Growing up in Langdon without a car in the family, it is possible I paid very little attention to animals that might be spotted along the roadside. We kind of ignored the animal life around us in those days. Then came the days of driving long distances to teach or to participate in craft shows and meeting Bambi face to face on many roads. Only once did a deer charge into the side of the car and cause damage which resulted in an emergency rescue of me – the deer was long gone. It became necessary to watch the sides of the road and the scenery as it changed.
Along the ponds in the area were what we called muskrat houses. We would count them to see how many were in each little frozen pond and later discuss the number. Few meant a mild winter, and lots meant the opposite. In recent years there have been almost no visible winter homes for pond animals. Have they all been trapped or died off for lack of habitat?
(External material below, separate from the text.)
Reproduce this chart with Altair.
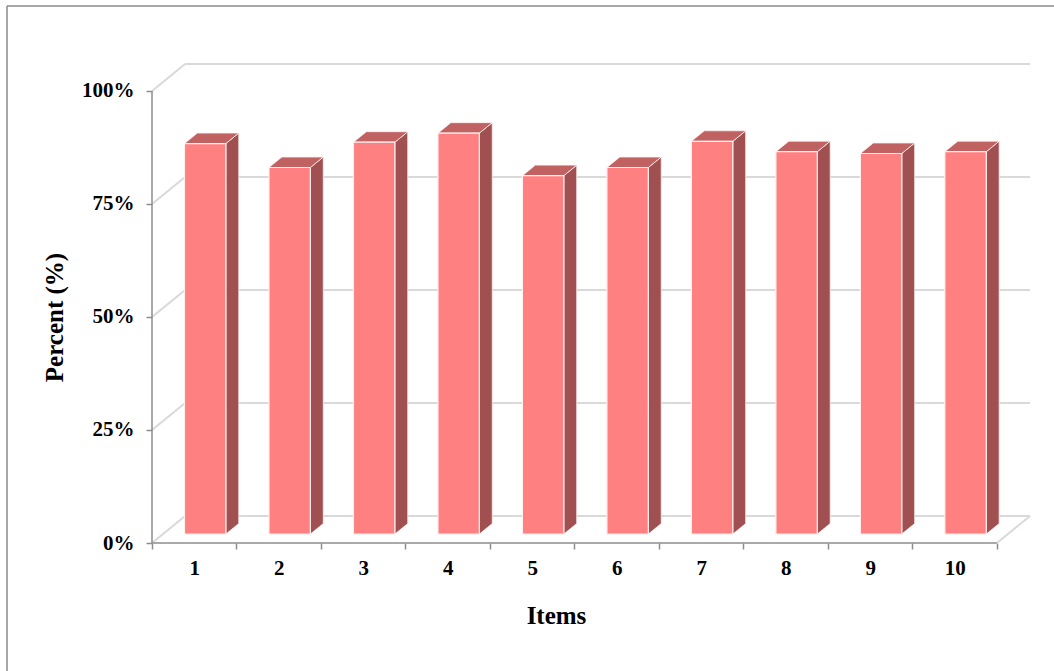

Another sign of changing times was an announcement that pheasant counts are down by 40%. How long has it been since you last saw or heard the song of a meadowlark – North Dakota’s state bird which used to sit on fenceposts and serenade us? Yes, there are fewer fence posts, but song birds, in general, are around us in smaller numbers. Some birds and animal populations can be renewed by feeding programs or protection of their habitat. Others tend to become dependent on the programs and lose their sense of foraging for themselves. Even good intentions can go wrong.
While we still have wildlife visiting us, enjoy them and learn about them. They may not be here forever, but then again they may outlive you and me.